The Ghana Mine worker’s Union (GMWU), has renewed its call for the current 20% share of the annual mineral royalties allocated to the Mineral Development Fund (MDF) be increased to at least 50per cent.
The union said “we expect that 50% of the revised allocation of the MDF should go directly into the mining community development if indeed we are committed to the transformation of mining communities as was envisioned in the MDF Act”.
Mr Jerry Kwabena Andoh, Deputy General Secretary of GMWU, said this at Tarkwa when he read a speech on behalf of Mr Abdul-Moomin Gbana, General Secretary, at the first-half National Executive Council meeting.
He said in 2020, producing mining companies paid a total of about GHs1.4 billion in mineral royalties to the Ghana Revenue Authority, added that, under Section 3 (a) of the MDF 2016 (Act 912), only 20per cent (GHs 278 million) of the above mineral royalties was expected to go to the MDF.
Mr Gbana mentioned that the MDF also gave 20 per cent (GHs 56 million) of its share of the royalties to the Mining Community Development Scheme (MCDS) set up under it for mining community development.
“The rest of the MDF share of royalty funds went to the Office of the Administrator of Stool Lands (50 per cent), Minerals Commission (13percent), Geological Survey Authority (8 per cent), Research (5 per cent) and Ministry of Lands and Natural Resources (4 per cent)” he said.
The General Secretary noted that, in essence, the government made only 1 per cent of the mineral revenue in 2020 available under its current arrangement for the development of the numerous communities affected by mining operations and this was woefully inadequate and unacceptable.

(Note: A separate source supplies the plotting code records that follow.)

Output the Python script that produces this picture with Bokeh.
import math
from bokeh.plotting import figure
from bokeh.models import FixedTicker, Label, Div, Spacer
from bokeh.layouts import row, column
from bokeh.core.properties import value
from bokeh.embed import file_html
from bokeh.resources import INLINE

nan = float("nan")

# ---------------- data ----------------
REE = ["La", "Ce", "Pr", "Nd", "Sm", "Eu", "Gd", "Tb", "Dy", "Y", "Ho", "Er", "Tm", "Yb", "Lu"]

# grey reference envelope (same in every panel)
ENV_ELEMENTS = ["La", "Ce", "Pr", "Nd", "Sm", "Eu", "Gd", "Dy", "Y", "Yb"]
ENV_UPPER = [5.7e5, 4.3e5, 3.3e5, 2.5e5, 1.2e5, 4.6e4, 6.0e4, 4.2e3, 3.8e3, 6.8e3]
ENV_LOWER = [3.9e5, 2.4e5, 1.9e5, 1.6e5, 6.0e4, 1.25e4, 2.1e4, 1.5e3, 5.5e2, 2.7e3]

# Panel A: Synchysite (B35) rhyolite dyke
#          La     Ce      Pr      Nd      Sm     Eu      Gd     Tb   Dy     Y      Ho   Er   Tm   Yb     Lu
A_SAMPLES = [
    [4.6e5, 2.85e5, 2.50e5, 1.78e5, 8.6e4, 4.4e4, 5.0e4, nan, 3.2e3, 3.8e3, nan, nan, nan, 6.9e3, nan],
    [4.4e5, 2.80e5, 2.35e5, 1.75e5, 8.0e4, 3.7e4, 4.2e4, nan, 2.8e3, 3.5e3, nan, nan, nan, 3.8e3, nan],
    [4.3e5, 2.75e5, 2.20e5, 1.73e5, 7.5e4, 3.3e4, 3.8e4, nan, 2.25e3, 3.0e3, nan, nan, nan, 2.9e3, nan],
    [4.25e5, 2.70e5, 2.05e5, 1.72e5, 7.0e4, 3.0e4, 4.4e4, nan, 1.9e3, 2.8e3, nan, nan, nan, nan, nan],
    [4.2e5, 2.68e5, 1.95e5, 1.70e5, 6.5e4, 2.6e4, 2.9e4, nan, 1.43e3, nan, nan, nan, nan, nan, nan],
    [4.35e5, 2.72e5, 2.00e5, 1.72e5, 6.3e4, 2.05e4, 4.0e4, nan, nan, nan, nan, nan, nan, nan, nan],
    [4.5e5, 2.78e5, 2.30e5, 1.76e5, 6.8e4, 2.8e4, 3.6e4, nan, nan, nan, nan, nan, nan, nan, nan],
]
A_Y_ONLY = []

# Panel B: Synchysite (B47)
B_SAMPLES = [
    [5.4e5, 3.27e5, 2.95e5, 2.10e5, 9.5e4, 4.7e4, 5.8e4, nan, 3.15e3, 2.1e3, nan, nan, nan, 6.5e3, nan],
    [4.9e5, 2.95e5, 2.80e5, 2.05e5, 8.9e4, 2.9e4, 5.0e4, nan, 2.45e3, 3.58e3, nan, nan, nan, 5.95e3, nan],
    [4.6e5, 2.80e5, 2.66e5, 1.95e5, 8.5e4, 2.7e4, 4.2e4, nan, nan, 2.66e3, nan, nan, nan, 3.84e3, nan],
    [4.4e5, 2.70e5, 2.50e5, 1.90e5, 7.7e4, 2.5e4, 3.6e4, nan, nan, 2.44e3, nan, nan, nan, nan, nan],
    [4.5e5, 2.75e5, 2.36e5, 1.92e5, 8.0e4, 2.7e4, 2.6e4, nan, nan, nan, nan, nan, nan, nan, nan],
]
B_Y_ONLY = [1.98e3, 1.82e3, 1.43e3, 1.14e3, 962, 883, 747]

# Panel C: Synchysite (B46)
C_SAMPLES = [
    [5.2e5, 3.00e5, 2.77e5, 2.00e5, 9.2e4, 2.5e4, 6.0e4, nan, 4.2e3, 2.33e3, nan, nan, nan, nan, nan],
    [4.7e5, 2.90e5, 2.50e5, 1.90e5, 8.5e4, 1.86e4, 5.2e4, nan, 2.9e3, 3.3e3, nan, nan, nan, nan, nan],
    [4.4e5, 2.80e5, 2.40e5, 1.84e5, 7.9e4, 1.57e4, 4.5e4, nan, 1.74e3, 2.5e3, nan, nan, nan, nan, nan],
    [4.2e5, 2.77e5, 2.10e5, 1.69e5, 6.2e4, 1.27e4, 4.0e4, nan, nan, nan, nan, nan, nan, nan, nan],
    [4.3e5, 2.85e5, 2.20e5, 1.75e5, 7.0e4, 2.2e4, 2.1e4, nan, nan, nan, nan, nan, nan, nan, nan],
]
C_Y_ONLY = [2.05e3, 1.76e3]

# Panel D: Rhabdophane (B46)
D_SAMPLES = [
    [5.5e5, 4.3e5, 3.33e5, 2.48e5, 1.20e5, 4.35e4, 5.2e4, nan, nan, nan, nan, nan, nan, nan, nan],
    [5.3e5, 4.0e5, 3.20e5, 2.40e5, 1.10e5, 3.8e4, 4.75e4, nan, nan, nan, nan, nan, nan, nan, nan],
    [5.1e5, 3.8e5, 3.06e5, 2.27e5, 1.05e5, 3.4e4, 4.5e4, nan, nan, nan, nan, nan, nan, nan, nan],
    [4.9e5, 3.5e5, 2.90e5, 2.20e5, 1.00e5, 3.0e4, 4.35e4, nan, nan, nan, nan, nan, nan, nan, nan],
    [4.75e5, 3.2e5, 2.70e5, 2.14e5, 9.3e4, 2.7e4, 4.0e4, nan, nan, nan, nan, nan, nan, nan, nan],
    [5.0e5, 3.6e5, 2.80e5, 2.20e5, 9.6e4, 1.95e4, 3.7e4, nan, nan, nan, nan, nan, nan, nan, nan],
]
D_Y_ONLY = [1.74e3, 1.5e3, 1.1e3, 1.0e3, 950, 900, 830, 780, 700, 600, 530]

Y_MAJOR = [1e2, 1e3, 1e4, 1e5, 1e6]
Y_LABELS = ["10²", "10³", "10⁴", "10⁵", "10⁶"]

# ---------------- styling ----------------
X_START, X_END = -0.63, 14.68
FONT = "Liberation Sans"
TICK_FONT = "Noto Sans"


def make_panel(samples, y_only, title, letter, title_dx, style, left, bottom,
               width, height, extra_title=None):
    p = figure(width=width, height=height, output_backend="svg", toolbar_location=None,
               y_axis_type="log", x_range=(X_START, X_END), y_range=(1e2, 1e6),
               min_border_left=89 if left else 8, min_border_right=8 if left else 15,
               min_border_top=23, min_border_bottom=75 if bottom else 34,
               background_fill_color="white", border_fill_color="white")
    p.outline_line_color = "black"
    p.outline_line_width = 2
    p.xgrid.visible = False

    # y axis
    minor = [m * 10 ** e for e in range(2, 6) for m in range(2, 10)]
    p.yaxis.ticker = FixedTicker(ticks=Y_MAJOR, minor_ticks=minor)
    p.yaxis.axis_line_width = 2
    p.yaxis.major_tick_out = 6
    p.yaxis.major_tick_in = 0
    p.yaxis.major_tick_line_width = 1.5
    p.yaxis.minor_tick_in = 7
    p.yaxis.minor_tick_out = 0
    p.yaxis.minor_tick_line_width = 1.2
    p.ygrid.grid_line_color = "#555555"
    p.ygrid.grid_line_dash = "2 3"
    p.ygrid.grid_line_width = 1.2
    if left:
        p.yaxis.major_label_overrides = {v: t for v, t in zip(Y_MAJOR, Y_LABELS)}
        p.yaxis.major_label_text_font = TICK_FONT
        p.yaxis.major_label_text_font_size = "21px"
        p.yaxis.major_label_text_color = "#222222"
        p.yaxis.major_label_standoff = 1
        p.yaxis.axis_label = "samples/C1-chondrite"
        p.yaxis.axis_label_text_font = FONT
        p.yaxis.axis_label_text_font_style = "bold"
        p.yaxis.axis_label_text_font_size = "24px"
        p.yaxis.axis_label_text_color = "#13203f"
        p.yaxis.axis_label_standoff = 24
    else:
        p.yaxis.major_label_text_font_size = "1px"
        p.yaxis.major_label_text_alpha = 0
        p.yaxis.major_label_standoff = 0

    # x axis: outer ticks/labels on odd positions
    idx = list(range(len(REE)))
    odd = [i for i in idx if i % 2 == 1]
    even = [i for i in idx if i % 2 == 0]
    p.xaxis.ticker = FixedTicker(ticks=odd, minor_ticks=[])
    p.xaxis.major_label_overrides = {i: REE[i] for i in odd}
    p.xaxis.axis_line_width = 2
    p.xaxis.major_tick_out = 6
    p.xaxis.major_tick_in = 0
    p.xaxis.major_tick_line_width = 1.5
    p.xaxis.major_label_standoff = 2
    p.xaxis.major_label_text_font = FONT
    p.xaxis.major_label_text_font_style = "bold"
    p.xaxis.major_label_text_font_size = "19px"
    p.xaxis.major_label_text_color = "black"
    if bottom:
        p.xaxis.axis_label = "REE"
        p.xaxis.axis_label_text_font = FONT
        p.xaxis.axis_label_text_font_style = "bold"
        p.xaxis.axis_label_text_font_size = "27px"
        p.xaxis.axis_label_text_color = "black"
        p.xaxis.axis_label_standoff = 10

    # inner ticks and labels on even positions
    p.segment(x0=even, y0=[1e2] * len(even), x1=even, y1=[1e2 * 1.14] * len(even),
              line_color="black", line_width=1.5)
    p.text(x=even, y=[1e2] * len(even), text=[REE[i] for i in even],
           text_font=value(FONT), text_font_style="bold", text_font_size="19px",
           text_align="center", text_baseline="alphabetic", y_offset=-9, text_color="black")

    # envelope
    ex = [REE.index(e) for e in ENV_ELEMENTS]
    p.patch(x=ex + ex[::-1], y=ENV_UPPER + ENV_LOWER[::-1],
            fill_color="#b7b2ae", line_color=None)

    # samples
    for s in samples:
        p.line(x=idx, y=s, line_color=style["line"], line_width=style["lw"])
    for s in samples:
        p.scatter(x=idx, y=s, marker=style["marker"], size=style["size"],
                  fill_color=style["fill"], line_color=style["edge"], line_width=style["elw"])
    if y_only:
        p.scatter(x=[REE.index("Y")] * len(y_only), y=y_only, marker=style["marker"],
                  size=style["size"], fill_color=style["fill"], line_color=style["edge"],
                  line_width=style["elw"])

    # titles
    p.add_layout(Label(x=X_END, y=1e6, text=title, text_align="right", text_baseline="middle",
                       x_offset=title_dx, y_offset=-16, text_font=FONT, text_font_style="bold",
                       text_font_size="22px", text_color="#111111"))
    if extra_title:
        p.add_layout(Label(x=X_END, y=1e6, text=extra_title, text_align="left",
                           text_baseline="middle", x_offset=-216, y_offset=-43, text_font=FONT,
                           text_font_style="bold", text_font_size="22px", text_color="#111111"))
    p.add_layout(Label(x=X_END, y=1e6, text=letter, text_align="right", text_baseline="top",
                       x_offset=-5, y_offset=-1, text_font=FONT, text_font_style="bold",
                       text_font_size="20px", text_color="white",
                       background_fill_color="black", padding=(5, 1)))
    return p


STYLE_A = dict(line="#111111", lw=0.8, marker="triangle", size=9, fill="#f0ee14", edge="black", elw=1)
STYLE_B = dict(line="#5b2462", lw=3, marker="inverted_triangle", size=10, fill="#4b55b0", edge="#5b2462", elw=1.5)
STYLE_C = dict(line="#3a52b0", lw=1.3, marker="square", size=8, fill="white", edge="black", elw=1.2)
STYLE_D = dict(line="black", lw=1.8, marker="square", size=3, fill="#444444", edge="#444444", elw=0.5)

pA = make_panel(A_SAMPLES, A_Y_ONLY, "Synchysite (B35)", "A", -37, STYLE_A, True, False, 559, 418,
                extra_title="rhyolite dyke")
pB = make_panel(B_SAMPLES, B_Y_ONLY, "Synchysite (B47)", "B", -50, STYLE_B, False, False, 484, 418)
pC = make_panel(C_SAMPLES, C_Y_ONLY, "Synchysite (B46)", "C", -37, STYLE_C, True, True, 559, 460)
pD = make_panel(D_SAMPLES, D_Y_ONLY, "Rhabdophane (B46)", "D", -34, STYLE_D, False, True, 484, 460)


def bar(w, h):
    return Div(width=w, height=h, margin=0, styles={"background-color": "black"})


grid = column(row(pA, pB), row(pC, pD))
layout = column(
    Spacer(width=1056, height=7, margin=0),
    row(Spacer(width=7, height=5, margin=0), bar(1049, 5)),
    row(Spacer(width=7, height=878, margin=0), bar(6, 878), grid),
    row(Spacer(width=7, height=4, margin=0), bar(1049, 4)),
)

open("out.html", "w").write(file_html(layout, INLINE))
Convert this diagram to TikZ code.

He indicated that “indeed, to make matters worse, the GRA and by extension, the Ministry of Finance has not only consistently delayed the released of the MDF contribution but also reduced the quantum because of the application of the Earmarked Funds Capping and Realignment Act 2017 (Act 947)”.
Mr Gbana emphasised that in 2020 a little above half of their paltry share of mineral revenue was released which further reduced the MCDS’ quantum which undermines the whole idea of community development”.
He added that, with this lopsided sharing model of the country’s mineral royalties, there was no gainsaying that the infrastructural development efforts of mining communities could never be achieved if nothing drastic was done about the current sharing model.
The General Secretary stressed that the union would soon be working closely with some identified groups, like-minded individuals, and other institutions to change the narrative in the shortest possible time.